Amid all the back and forth over the final shape of a ceasefire deal, two fundamental aspects of the 7 October and Gaza tragedies are in constant danger of being overlooked or minimised. One is the continuing dire plight of more than a million Palestinian civilians who are facing famine conditions, or already suffering them. The other is the enduring agony of the families and friends of about 130 Israeli hostages who were seized last October and are still unaccounted for. Sheer, gut-wrenching misery felt by ordinary people, Jewish and Muslim, Israeli and Palestinian, lies at the dark heart of this awful conflict. It is in itself sufficient cause and motivation to end the war without any further prevarication or delay.
The second aspect, largely overlooked until relatively recently, is the flagrant abuse of the rules of war and international humanitarian law by both parties. Israel, despite its protestations to the contrary, has self-evidently repeatedly breached its legal obligation to minimise the dangers to a civilian population arising from military operations. Netanyahu is personally accused of using starvation as a weapon of war. Hamas’s attacks last October involved the most terrible crimes imaginable. Its hostage-taking, hostage-killing and accompanying abuses are legally and morally reprehensible. Both Israeli and Hamas leaders should hang their heads in shame.
Biden (backed by the UN, Britain, the EU and the Arab states) says a military offensive in Rafah is unacceptable.
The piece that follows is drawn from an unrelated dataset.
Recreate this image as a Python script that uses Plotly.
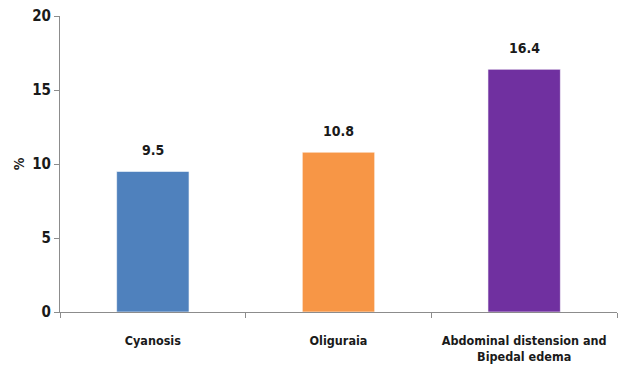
import plotly.graph_objects as go

categories = ["Cyanosis", "Oliguraia", "Abdominal distension and<br>Bipedal edema"]
values = [9.5, 10.8, 16.4]
colors = ["#4F81BD", "#F79646", "#7030A0"]
y_ticks = [0, 5, 10, 15, 20]

font_family = "DejaVu Sans Condensed, Liberation Sans Narrow, sans-serif"
text_color = "#1a1a1a"
axis_color = "#8c8c8c"

fig = go.Figure(
    go.Bar(
        x=categories,
        y=values,
        marker=dict(color=colors, line=dict(color="rgba(255,255,255,0.6)", width=1)),
        width=0.39,
        hoverinfo="x+y",
    )
)

# value labels sitting a little above each bar
for cat, val in zip(categories, values):
    fig.add_annotation(
        x=cat,
        y=val,
        text=f"{val}",
        showarrow=False,
        yanchor="bottom",
        yshift=11,
        font=dict(family=font_family, size=14, color=text_color, weight="bold"),
    )

fig.update_layout(
    width=621,
    height=380,
    margin=dict(l=60, r=4, t=16, b=68),
    paper_bgcolor="white",
    plot_bgcolor="white",
    showlegend=False,
    font=dict(family=font_family, color=text_color),
)

fig.update_xaxes(
    showline=True,
    linecolor=axis_color,
    linewidth=1,
    ticks="outside",
    tickson="boundaries",
    ticklen=5,
    tickcolor=axis_color,
    showgrid=False,
    ticklabelstandoff=17,
    tickfont=dict(family=font_family, size=12.5, color=text_color, weight="bold"),
)

fig.update_yaxes(
    range=[0, 20],
    tickvals=y_ticks,
    showline=True,
    linecolor=axis_color,
    linewidth=1,
    ticks="outside",
    ticklen=5,
    tickcolor=axis_color,
    showgrid=False,
    zeroline=False,
    tickfont=dict(family=font_family, size=15, color=text_color, weight="bold"),
    title=dict(text="%", font=dict(family=font_family, size=14, color=text_color, weight="bold"), standoff=4),
)

fig.write_html("out.html")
He says Israel and Hamas must agree the initial ceasefire deal on the table, which would stop the fighting, free hostages and increase aid supplies. Biden is right. And if Netanyahu, in particular, continues to ignore him, ostensibly to maintain pressure on Hamas but in truth because he’s trying to save his own skin, the US must cut aid to Israel, impose immediate sanctions – and publicly back Netanyahu’s indictment for war crimes.